• Insurgent Feminisms: Writing War, (Zubaan) edited by Bhakti Shringarpure and Veruska Cantelli, brings together a decade of war writing published in Warscapes magazine through the lens of gender. Comprising, reportage, fiction, memoir, poetry and conversations from over 60 writers, it includes contributions by Suchitra Vijayan and Uzma Falak among others.
  • Rose, jasmine, sandalwood, saffron – Divrina Dhingra delves into India’s contemporary perfume trade by tracing aromatic ingredients and their journey to becoming a perfume in The Perfume Project (Westland Books). “I witnessed chemistry in fascinating action,” she writes, and the imprecise, messy universe of people, lands and stories that make up the Indian perfume industry.
  • Six years after three girls disappear from school, a journalist goes to the scene of the crime to find out what happened in Atharva Pandit’s Hurda (Bloomsbury).
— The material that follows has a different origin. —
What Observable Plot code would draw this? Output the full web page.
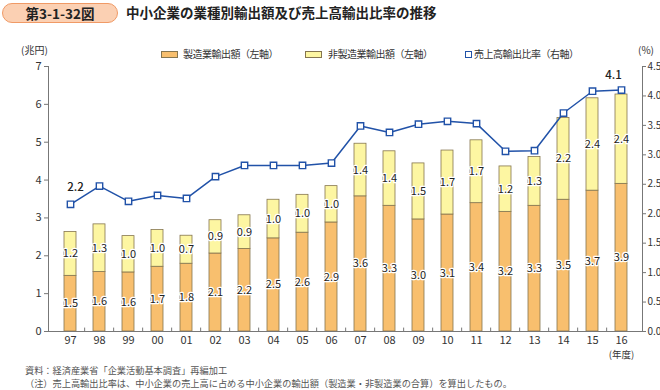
<!DOCTYPE html>
<html><head><meta charset="utf-8">
<script src="https://cdn.jsdelivr.net/npm/d3@7"></script>
<script src="https://cdn.jsdelivr.net/npm/@observablehq/plot@0.6"></script>
<style>
body{margin:0;background:#fff;font-family:"Noto Sans CJK JP",sans-serif;}
#wrap{position:relative;width:660px;height:390px;overflow:hidden;}
.abs{position:absolute;white-space:nowrap;line-height:1;color:#333;}
</style></head><body><div id="wrap"></div>
<script>
// ---- data ----
const years = ["97","98","99","00","01","02","03","04","05","06","07","08","09","10","11","12","13","14","15","16"];
const manufacturing = [1.47,1.57,1.56,1.71,1.79,2.06,2.18,2.46,2.61,2.88,3.57,3.32,2.96,3.09,3.39,3.16,3.32,3.48,3.72,3.90];
const nonManufacturing = [1.16,1.26,0.96,0.97,0.74,0.88,0.89,1.02,1.00,0.96,1.39,1.44,1.48,1.69,1.66,1.20,1.29,2.16,2.44,2.36];
const exportRatio = [2.16,2.47,2.21,2.31,2.26,2.63,2.82,2.82,2.82,2.86,3.49,3.38,3.52,3.57,3.53,3.06,3.07,3.71,4.08,4.10];
const leftTicks = [0,1,2,3,4,5,6,7];
const rightTicks = [0,0.5,1,1.5,2,2.5,3,3.5,4,4.5];
const seriesNames = ["製造業輸出額（左軸）","非製造業輸出額（左軸）","売上高輸出比率（右軸）"];
const titleLabel = "第3-1-32図";
const titleText = "中小企業の業種別輸出額及び売上高輸出比率の推移";
const leftUnit = "(兆円)";
const rightUnit = "(%)";
const xUnit = "(年度)";
const notes = ["資料：経済産業省「企業活動基本調査」再編加工",
  "（注）売上高輸出比率は、中小企業の売上高に占める中小企業の輸出額（製造業・非製造業の合算）を算出したもの。"];

// ---- colors ----
const cMfg = "#f8bf6e", cNon = "#fdf6a2", cEdge = "#85754f", cLine = "#2152a8";

const k = 7 / 4.5; // right axis -> left axis units
const rows = years.flatMap((yr, i) => [
  {year: yr, type: "mfg", value: manufacturing[i]},
  {year: yr, type: "non", value: nonManufacturing[i]}
]);
const ratioRows = years.map((yr, i) => ({year: yr, ratio: exportRatio[i]}));
const firstPt = [ratioRows[0]];
const lastPt = [ratioRows[ratioRows.length - 1]];

const W = 660, H = 390, mL = 48, mR = 18, mT = 66, mB = 59;
const step = (W - mL - mR) / years.length;

const chart = Plot.plot({
  width: W, height: H,
  marginLeft: mL, marginRight: mR, marginTop: mT, marginBottom: mB,
  style: {fontFamily: '"Noto Sans CJK JP", sans-serif', fontSize: "11px", color: "#333", background: "transparent"},
  x: {type: "band", domain: years, paddingInner: 0.6, paddingOuter: 0.3},
  y: {domain: [0, 7]},
  color: {domain: ["mfg", "non"], range: [cMfg, cNon]},
  marks: [
    Plot.barY(rows, {x: "year", y: "value", fill: "type", stroke: cEdge, strokeWidth: 0.8}),
    Plot.text(rows, Plot.stackY({x: "year", y: "value", z: "type", text: d => d.value.toFixed(1),
      fill: "#222", stroke: "white", strokeWidth: 2.5, fontSize: 11})),
    Plot.ruleX(years.slice(1), {x: d => d, dx: -step / 2, y1: 0, y2: 0.09, stroke: "#777"}),
    Plot.line(ratioRows, {x: "year", y: d => d.ratio * k, stroke: cLine, strokeWidth: 1.5}),
    Plot.dot(ratioRows, {x: "year", y: d => d.ratio * k, symbol: "square", r: 3.6, fill: "white", stroke: cLine, strokeWidth: 1.4}),
    Plot.text(firstPt, {x: "year", y: d => d.ratio * k, text: d => d.ratio.toFixed(1),
      dx: 5, dy: -17, fill: "#222", fontSize: 11.5, fontWeight: 500}),
    Plot.text(lastPt, {x: "year", y: d => d.ratio * k, text: d => d.ratio.toFixed(1),
      dx: -8, dy: -15, fill: "#222", fontSize: 11.5, fontWeight: 500}),
    Plot.axisY({anchor: "left", ticks: leftTicks, tickFormat: d => String(d), tickSize: 4, tickPadding: 3, label: null, stroke: "#777"}),
    Plot.axisY({anchor: "right", ticks: rightTicks.map(v => v * k), tickFormat: d => (d / k).toFixed(1),
      tickSize: 3, tickPadding: 2, fontSize: 10, label: null, stroke: "#777"}),
    Plot.axisX({tickSize: 0, tickPadding: 5, label: null}),
    Plot.text([xUnit], {x: () => "16", frameAnchor: "bottom", dy: 26, text: d => d, fontSize: 9.5}),
    Plot.frame({anchor: "left", stroke: "#777"}),
    Plot.frame({anchor: "right", stroke: "#777"}),
    Plot.frame({anchor: "bottom", stroke: "#777"})
  ]
});
const wrap = document.getElementById("wrap");
wrap.appendChild(chart);

function addDiv(html, css) {
  const el = document.createElement("div");
  el.className = "abs";
  el.innerHTML = html;
  Object.assign(el.style, css);
  wrap.appendChild(el);
  return el;
}
// title
addDiv(titleLabel, {left: "2px", top: "3px", width: "114px", height: "18px", background: "#fbd0b3",
  border: "1px solid #f09a66", borderRadius: "10px", fontSize: "13.5px", fontWeight: "bold",
  color: "#222", textAlign: "center", lineHeight: "18px"});
addDiv(titleText, {left: "126px", top: "5.5px", fontSize: "13.5px", fontWeight: "bold", color: "#222"});
// units
addDiv(leftUnit, {left: "21px", top: "45px", fontSize: "10px"});
addDiv(rightUnit, {left: "638px", top: "45px", fontSize: "10px"});
// legend
addDiv("", {left: "161px", top: "51px", width: "15px", height: "5px", background: cMfg, border: "1px solid " + cEdge});
addDiv(seriesNames[0], {left: "183px", top: "48.5px", fontSize: "10px", letterSpacing: "-0.5px"});
addDiv("", {left: "305px", top: "51px", width: "15px", height: "5px", background: cNon, border: "1px solid " + cEdge});
addDiv(seriesNames[1], {left: "328px", top: "48.5px", fontSize: "10px", letterSpacing: "-0.5px"});
addDiv("", {left: "465px", top: "50.5px", width: "5px", height: "5px", background: "#fff", border: "1.5px solid " + cLine});
addDiv(seriesNames[2], {left: "474px", top: "48.5px", fontSize: "10px", letterSpacing: "-0.5px"});
// notes
addDiv(notes[0], {left: "25px", top: "366px", fontSize: "9.2px", color: "#555"});
addDiv(notes[1], {left: "25px", top: "378.5px", fontSize: "9.2px", color: "#555"});
</script>
</body></html>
What emerges is the portrait of a society steeped in misogyny, and an examination of what women’s lives are worth.
  • The plot in Teju Cole’s Tremor (Faber & Faber) revolves around Tunde, and the many places and times of his life. From his West African upbringing to being a photography teacher on a renowned new England campus, Tunde’s many world are refracted from his own, personal lens.